Maßwerkfieber

Autorin: Christine Ranseder

Filigrane geometrische Muster in Durchbruchsarbeit, das so genannte Maßwerk, waren in der Gotik des Handwerkers liebste Zier. In der Architektur spielte Maßwerk eine bedeutende Rolle bei der Gestaltung von Fenstern – nicht nur als Schmuck, sondern auch als konstruktionstechnisches Hilfsmittel, um das Fensterglas zu halten und dem Winddruck zu trotzen. Doch weil es so schön ist und dem damaligen Zeitgeschmack entsprach, kam es auch für Altäre, Möbel, Schmuck und Kachelöfen zum Einsatz. Fall Sie noch immer rätseln: Das eigenartige Ding auf dem Foto ist ein Bruchstück von einer Ofenkachel mit bescheidenem Maßwerk.

Der kümmerliche Rest eines sicher prächtigen Kachelofens des 15. Jahrhunderts wurde am Judenplatz, Wien 1, gefunden. Eine prestigeträchtige Adresse also. Wer sich das gute Stück einst leistete, wird allerdings für immer ins Dunkel der Geschichte gehüllt bleiben.
Eines ist zumindest sicher: der Töpfer war ehrgeizig. Die grün glasierte Schauseite des kleinen Bruchstücks gibt sich plastisch. Die kleine „Zacke“ ist tatsächlich dreidimensional geformt, wie ein Blick auf die Rückseite bestätigt. Und noch etwas fällt auf: Das Maßwerk wurde direkt auf die Wandfläche des Kachelkörpers angesetzt und nicht als modelgepresstes Vorsatzblatt an der Vorderkante angebracht.
Sehen wir uns das Ding einmal von der Seite an.

Ein Kachelfragment mit Maßwerk, gefunden am Judenplatz, Wien 1. Aufsicht und Seitenansicht. (Foto: Stadtarchäologie Wien, Christine Ranseder)

Schwebte dem kreativen Handwerker gar eine maßwerkverzierte Nischenkachel als Vorbild vor Augen? Die Kontur der Kachelwand spricht dagegen. So gerade, wie sie ist, weist sie entweder auf die Form einer Dreieckskachel oder einer Schüsselkachel hin. So weit, so gut. Das sagt aber noch immer nicht viel darüber aus, wie die vollständige Ofenkachel ausgesehen haben könnte. Sie merken schon, Archäologie ist die Wissenschaft der Konjunktive, solange keine unversehrte Entsprechung aus dem Hut gezaubert werden kann.

Nun gut, da der Vergleich angeblich sicher macht: Auf, auf zur zeichnerischen Rekonstruktion!

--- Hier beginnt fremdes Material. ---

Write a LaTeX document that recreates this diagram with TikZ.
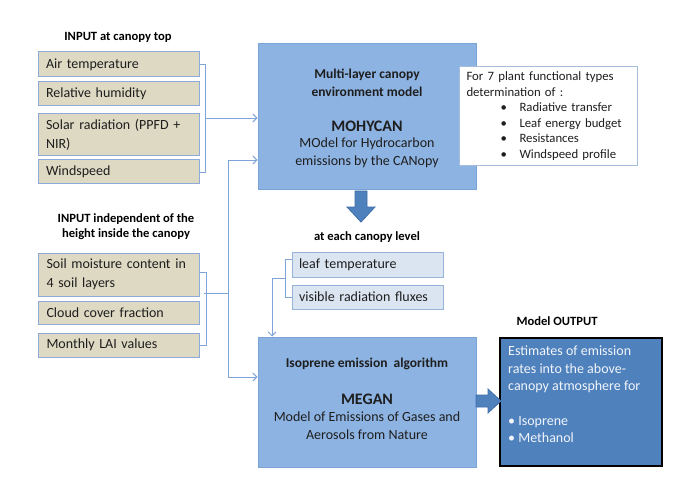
\documentclass[tikz,border=0pt]{standalone}
\usepackage{fontspec}
\setmainfont{Carlito}
\usetikzlibrary{arrows.meta}
\definecolor{beige}{HTML}{DDD9C3}
\definecolor{beigeline}{HTML}{8EAADB}
\definecolor{mainblue}{HTML}{8DB3E2}
\definecolor{mainline}{HTML}{7AA3D8}
\definecolor{lightblue}{HTML}{DBE5F1}
\definecolor{lightline}{HTML}{95B3D7}
\definecolor{connector}{HTML}{7FA5D8}
\definecolor{darkblue}{HTML}{4F81BD}
\definecolor{arrowline}{HTML}{3F6FAA}
\definecolor{infoline}{HTML}{A6BEDD}
\definecolor{textdark}{HTML}{1E1E1E}
\tikzset{
  inbox/.style={draw=beigeline, fill=beige, line width=1pt, text width=145pt,
    inner xsep=8pt, inner ysep=0pt, align=left, text=textdark,
    font=\fontsize{14}{19}\selectfont},
  levelbox/.style={draw=lightline, fill=lightblue, line width=1pt, text width=137pt,
    inner xsep=7pt, inner ysep=0pt, align=left, text=textdark,
    font=\fontsize{14}{19}\selectfont},
  mainbox/.style={draw=mainline, fill=mainblue, line width=1pt, inner sep=0pt},
  outbox/.style={draw=black, fill=darkblue, line width=2.5pt, inner sep=0pt},
  infobox/.style={draw=infoline, fill=white, line width=1pt, text width=164pt,
    inner xsep=7pt, inner ysep=0pt, align=left, text=textdark,
    font=\fontsize{12.75}{15.5}\selectfont},
  titletext/.style={font=\bfseries\fontsize{12.6}{15.5}\selectfont, align=center, inner sep=0pt, text=black},
  subtitle/.style={font=\bfseries\fontsize{13.5}{18}\selectfont, align=center, inner sep=0pt, text=textdark},
  bigname/.style={font=\bfseries\fontsize{16}{19}\selectfont, align=center, inner sep=0pt, text=textdark},
  desc/.style={font=\fontsize{14}{18}\selectfont, align=center, inner sep=0pt, text=textdark},
  conn/.style={draw=connector, line width=0.9pt},
  arr/.style={conn, -{Straight Barb[length=4pt,width=8pt]}},
  bigarrow/.style={fill=darkblue, draw=arrowline, line width=0.8pt},
}
\begin{document}
\begin{tikzpicture}[x=1pt,y=-1pt]
\useasboundingbox[fill=white] (0,0) rectangle (700,494);

% input group 1
\node[titletext] (t1) at (118,37) {INPUT at canopy top};
\node[inbox, minimum height=25pt] (air) at (118.5,64.5) {Air temperature};
\node[inbox, minimum height=24pt] (rel) at (118.5,94) {Relative humidity};
\node[inbox, minimum height=42pt] (solar) at (118.5,135) {Solar radiation (PPFD +\\NIR)};
\node[inbox, minimum height=24pt] (wind) at (118.5,172) {Windspeed};

% input group 2
\node[titletext] (t2) at (126,226.5) {INPUT independent of the\\height inside the canopy};
\node[inbox, minimum height=43pt] (soil) at (119,274.5) {Soil moisture content in\\4 soil layers};
\node[inbox, minimum height=23pt] (cloud) at (119,312.5) {Cloud cover fraction};
\node[inbox, minimum height=24pt] (lai) at (119,345) {Monthly LAI values};

% MOHYCAN
\node[mainbox, minimum width=218pt, minimum height=146pt] (moh) at (367,117) {};
\node[subtitle] (mohT) at (367,83) {Multi-layer canopy\\environment model};
\node[bigname] (mohN) at (367,126) {MOHYCAN};
\node[desc] (mohD) at (367,153) {MOdel for Hydrocarbon\\emissions by the CANopy};

% info box
\node[infobox, anchor=north west, minimum width=178pt, minimum height=99pt] (info) at (459,66)
 {For 7 plant functional types\\determination of :\\
  \makebox[53pt][l]{\hspace{34pt}•}Radiative transfer\\
  \makebox[53pt][l]{\hspace{34pt}•}Leaf energy budget\\
  \makebox[53pt][l]{\hspace{34pt}•}Resistances\\
  \makebox[53pt][l]{\hspace{34pt}•}Windspeed profile};

% big down arrow
\draw[bigarrow] (355,191) -- (367,191) -- (367,207) -- (375,207) -- (361,222) -- (347,207) -- (355,207) -- cycle;

% canopy level
\node[titletext] (lvl) at (367,237) {at each canopy level};
\node[levelbox, minimum height=25pt] (leaf) at (367.5,264.5) {leaf temperature};
\node[levelbox, minimum height=24pt] (vis) at (367.5,297) {visible radiation fluxes};

% MEGAN
\node[mainbox, minimum width=218pt, minimum height=130pt] (meg) at (367,402) {};
\node[subtitle] (megT) at (367,364) {Isoprene emission\ \ algorithm};
\node[bigname] (megN) at (367,399) {MEGAN};
\node[desc] (megD) at (367,426) {Model of Emissions of Gases and\\Aerosols from Nature};

% output
\node[titletext] (outT) at (557,321) {Model OUTPUT};
\node[outbox, minimum width=162pt, minimum height=128pt] (out) at (581,402) {};
\node[anchor=north west, inner sep=0pt, align=left, text=white!92!darkblue,
      font=\fontsize{14}{17.4}\selectfont] (outtxt) at (508,346)
 {Estimates of emission\\rates into the above-\\canopy atmosphere for\\[17.4pt]
  • Isoprene\\• Methanol};

% right block arrow
\draw[bigarrow] (476,395) -- (488,395) -- (488,389) -- (501,401) -- (488,413) -- (488,407) -- (476,407) -- cycle;

% connectors group 1
\draw[conn] (air.east) -- ++(6,0) |- (wind.east);
\coordinate (b1) at (205,118);
\draw[arr] (b1) -- (b1 -| moh.west);
\coordinate (v1) at (228,160);
\coordinate (v2) at (228,377);
\draw[arr] (v2) -- (v1) -- (v1 -| moh.west);
\draw[arr] (v2) -- (v2 -| meg.west);

% connectors group 2
\draw[conn] ([yshift=2pt]soil.east) -- ++(6,0) |- (lai.east);
\coordinate (b2) at (204,293);
\draw[conn] (b2) -- (b2 -| v1);

% canopy level bracket
\draw[conn] ([yshift=5.5pt]leaf.west) -- ++(-6,0) |- (vis.west);
\coordinate (b3) at (286,278);
\coordinate (b4) at (272,278);
\draw[arr] (b3) -- (b4) -- (b4 |- meg.north);
\end{tikzpicture}
\end{document}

Es gibt keinen besseren Weg um Möglichkeiten durchzuspielen. Da ich nun einmal üppige Ornamente mag, ging ich zunächst aufs Ganze und versuchte eine Rekonstruktion als Dreieckskachel der Superklasse in Anlehnung an einen Fund aus Budapest. Fehlschlag, aufgrund des Ignorierens der Größenverhältnisse. Eine derartige Monsterkachel – der kleine grüne Fleck in der Zeichnung links unten ist unser Bruchstück – mag der (Alb-)traum eines Ofenbauers sein, realistisch ist sie für das Spätmittelalter nicht.

Rekonstruktionsversuch Nr. 1 in Anlehnung an eine Dreieckskachel im Budapester Burgmuseum. Wohl kaum, da viel zu groß. Aber ein netter Ausflug ins Reich der Fantasie. (Foto/Zeichnung: Stadtarchäologie Wien, Christine Ranseder)

Das Schöne am Maßwerk ist, dass es auf geometrischen Prinzipien beruht. Also specken wir die Rekonstruktionszeichnung ab. Sieht doch schon besser aus!

Rekonstruktionsversuch Nr. 2. Bescheidenheit ist eine Zier, auch für eine Dreieckskachel. (Foto/Zeichnung: Stadtarchäologie Wien, Christine Ranseder)

Oder wäre doch eine quadratische Schüsselkachel hübscher?

Rekonstruktion Nr. 3 als Schüsselkachel. Quadratisch, praktisch, gut. (Foto/Zeichnung: Stadtarchäologie Wien, Christine Ranseder)

Ach, die Qual der Wahl! Da eine Zeitreise zur Überprüfung des Gedankenexperiments noch immer keine Option ist, lassen Sie mich zur Kernaussage zurückkehren: Das Bruchstück stammt von einer Ofenkachel mit Maßwerk.